───── Information provided

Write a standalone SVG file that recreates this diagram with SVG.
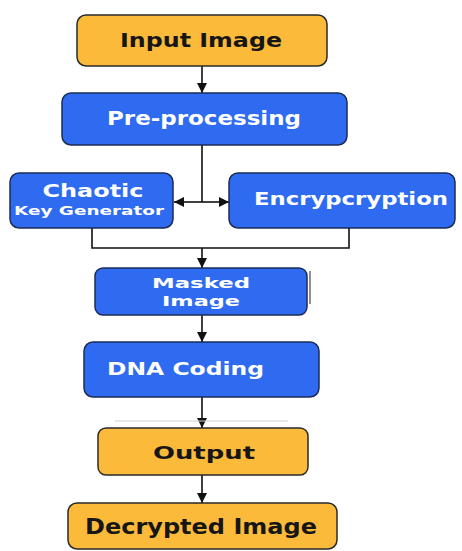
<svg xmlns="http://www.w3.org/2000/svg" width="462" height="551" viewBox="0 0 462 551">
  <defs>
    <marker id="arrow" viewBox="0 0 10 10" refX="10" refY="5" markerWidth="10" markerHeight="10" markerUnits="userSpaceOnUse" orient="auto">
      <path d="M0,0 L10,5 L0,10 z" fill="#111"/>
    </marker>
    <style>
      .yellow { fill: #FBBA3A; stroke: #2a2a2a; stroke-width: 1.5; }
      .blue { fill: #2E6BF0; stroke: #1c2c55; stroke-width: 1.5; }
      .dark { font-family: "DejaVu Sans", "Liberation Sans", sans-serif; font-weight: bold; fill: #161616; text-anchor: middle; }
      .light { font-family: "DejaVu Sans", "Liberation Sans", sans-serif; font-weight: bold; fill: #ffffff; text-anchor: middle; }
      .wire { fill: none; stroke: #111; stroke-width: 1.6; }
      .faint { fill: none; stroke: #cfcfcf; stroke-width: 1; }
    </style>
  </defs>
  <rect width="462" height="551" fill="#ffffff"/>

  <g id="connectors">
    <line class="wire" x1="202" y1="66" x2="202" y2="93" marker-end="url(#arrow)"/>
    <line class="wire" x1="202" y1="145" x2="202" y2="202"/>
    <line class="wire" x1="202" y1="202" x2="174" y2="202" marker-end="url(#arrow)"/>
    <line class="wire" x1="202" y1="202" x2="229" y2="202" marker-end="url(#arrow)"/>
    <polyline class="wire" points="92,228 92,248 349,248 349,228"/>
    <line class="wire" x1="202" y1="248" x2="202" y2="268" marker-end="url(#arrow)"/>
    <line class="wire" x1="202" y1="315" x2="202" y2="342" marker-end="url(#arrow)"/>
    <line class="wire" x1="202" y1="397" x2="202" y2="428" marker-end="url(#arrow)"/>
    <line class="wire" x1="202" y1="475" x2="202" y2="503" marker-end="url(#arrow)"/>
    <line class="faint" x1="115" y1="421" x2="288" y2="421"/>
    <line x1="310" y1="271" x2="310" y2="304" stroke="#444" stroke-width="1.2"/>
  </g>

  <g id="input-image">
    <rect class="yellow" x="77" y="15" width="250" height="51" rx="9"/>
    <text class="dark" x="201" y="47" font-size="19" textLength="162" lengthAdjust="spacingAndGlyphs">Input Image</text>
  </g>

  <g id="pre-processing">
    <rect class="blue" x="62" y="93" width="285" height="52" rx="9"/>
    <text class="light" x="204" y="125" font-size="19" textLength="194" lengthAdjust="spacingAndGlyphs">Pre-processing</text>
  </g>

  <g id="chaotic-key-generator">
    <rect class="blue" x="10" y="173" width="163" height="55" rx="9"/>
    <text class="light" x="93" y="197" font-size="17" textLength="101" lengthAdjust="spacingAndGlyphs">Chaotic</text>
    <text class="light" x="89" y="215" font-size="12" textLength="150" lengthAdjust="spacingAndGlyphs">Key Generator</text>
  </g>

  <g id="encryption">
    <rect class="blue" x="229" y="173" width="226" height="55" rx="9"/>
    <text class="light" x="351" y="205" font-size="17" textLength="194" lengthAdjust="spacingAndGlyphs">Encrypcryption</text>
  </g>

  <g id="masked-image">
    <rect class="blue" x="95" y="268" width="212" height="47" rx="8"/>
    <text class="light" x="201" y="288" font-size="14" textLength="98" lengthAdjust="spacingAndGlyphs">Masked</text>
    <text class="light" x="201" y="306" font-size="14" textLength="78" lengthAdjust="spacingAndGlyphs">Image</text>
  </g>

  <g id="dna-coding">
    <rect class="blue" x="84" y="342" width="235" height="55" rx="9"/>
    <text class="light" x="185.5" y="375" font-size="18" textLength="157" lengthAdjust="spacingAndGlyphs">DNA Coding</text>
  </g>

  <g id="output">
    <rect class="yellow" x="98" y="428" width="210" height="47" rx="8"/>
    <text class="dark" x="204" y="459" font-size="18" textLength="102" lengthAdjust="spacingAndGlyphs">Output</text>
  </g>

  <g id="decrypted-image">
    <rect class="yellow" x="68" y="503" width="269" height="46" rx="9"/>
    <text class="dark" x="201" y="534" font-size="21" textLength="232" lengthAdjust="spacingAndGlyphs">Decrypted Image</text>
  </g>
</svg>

──────────

• Do this
Quote the data above in full, leaving out the pictures it holds.

• Task solution
Write a standalone SVG file that recreates this diagram with SVG.
<svg xmlns="http://www.w3.org/2000/svg" width="462" height="551" viewBox="0 0 462 551">
  <defs>
    <marker id="arrow" viewBox="0 0 10 10" refX="10" refY="5" markerWidth="10" markerHeight="10" markerUnits="userSpaceOnUse" orient="auto">
      <path d="M0,0 L10,5 L0,10 z" fill="#111"/>
    </marker>
    <style>
      .yellow { fill: #FBBA3A; stroke: #2a2a2a; stroke-width: 1.5; }
      .blue { fill: #2E6BF0; stroke: #1c2c55; stroke-width: 1.5; }
      .dark { font-family: "DejaVu Sans", "Liberation Sans", sans-serif; font-weight: bold; fill: #161616; text-anchor: middle; }
      .light { font-family: "DejaVu Sans", "Liberation Sans", sans-serif; font-weight: bold; fill: #ffffff; text-anchor: middle; }
      .wire { fill: none; stroke: #111; stroke-width: 1.6; }
      .faint { fill: none; stroke: #cfcfcf; stroke-width: 1; }
    </style>
  </defs>
  <rect width="462" height="551" fill="#ffffff"/>

  <g id="connectors">
    <line class="wire" x1="202" y1="66" x2="202" y2="93" marker-end="url(#arrow)"/>
    <line class="wire" x1="202" y1="145" x2="202" y2="202"/>
    <line class="wire" x1="202" y1="202" x2="174" y2="202" marker-end="url(#arrow)"/>
    <line class="wire" x1="202" y1="202" x2="229" y2="202" marker-end="url(#arrow)"/>
    <polyline class="wire" points="92,228 92,248 349,248 349,228"/>
    <line class="wire" x1="202" y1="248" x2="202" y2="268" marker-end="url(#arrow)"/>
    <line class="wire" x1="202" y1="315" x2="202" y2="342" marker-end="url(#arrow)"/>
    <line class="wire" x1="202" y1="397" x2="202" y2="428" marker-end="url(#arrow)"/>
    <line class="wire" x1="202" y1="475" x2="202" y2="503" marker-end="url(#arrow)"/>
    <line class="faint" x1="115" y1="421" x2="288" y2="421"/>
    <line x1="310" y1="271" x2="310" y2="304" stroke="#444" stroke-width="1.2"/>
  </g>

  <g id="input-image">
    <rect class="yellow" x="77" y="15" width="250" height="51" rx="9"/>
    <text class="dark" x="201" y="47" font-size="19" textLength="162" lengthAdjust="spacingAndGlyphs">Input Image</text>
  </g>

  <g id="pre-processing">
    <rect class="blue" x="62" y="93" width="285" height="52" rx="9"/>
    <text class="light" x="204" y="125" font-size="19" textLength="194" lengthAdjust="spacingAndGlyphs">Pre-processing</text>
  </g>

  <g id="chaotic-key-generator">
    <rect class="blue" x="10" y="173" width="163" height="55" rx="9"/>
    <text class="light" x="93" y="197" font-size="17" textLength="101" lengthAdjust="spacingAndGlyphs">Chaotic</text>
    <text class="light" x="89" y="215" font-size="12" textLength="150" lengthAdjust="spacingAndGlyphs">Key Generator</text>
  </g>

  <g id="encryption">
    <rect class="blue" x="229" y="173" width="226" height="55" rx="9"/>
    <text class="light" x="351" y="205" font-size="17" textLength="194" lengthAdjust="spacingAndGlyphs">Encrypcryption</text>
  </g>

  <g id="masked-image">
    <rect class="blue" x="95" y="268" width="212" height="47" rx="8"/>
    <text class="light" x="201" y="288" font-size="14" textLength="98" lengthAdjust="spacingAndGlyphs">Masked</text>
    <text class="light" x="201" y="306" font-size="14" textLength="78" lengthAdjust="spacingAndGlyphs">Image</text>
  </g>

  <g id="dna-coding">
    <rect class="blue" x="84" y="342" width="235" height="55" rx="9"/>
    <text class="light" x="185.5" y="375" font-size="18" textLength="157" lengthAdjust="spacingAndGlyphs">DNA Coding</text>
  </g>

  <g id="output">
    <rect class="yellow" x="98" y="428" width="210" height="47" rx="8"/>
    <text class="dark" x="204" y="459" font-size="18" textLength="102" lengthAdjust="spacingAndGlyphs">Output</text>
  </g>

  <g id="decrypted-image">
    <rect class="yellow" x="68" y="503" width="269" height="46" rx="9"/>
    <text class="dark" x="201" y="534" font-size="21" textLength="232" lengthAdjust="spacingAndGlyphs">Decrypted Image</text>
  </g>
</svg>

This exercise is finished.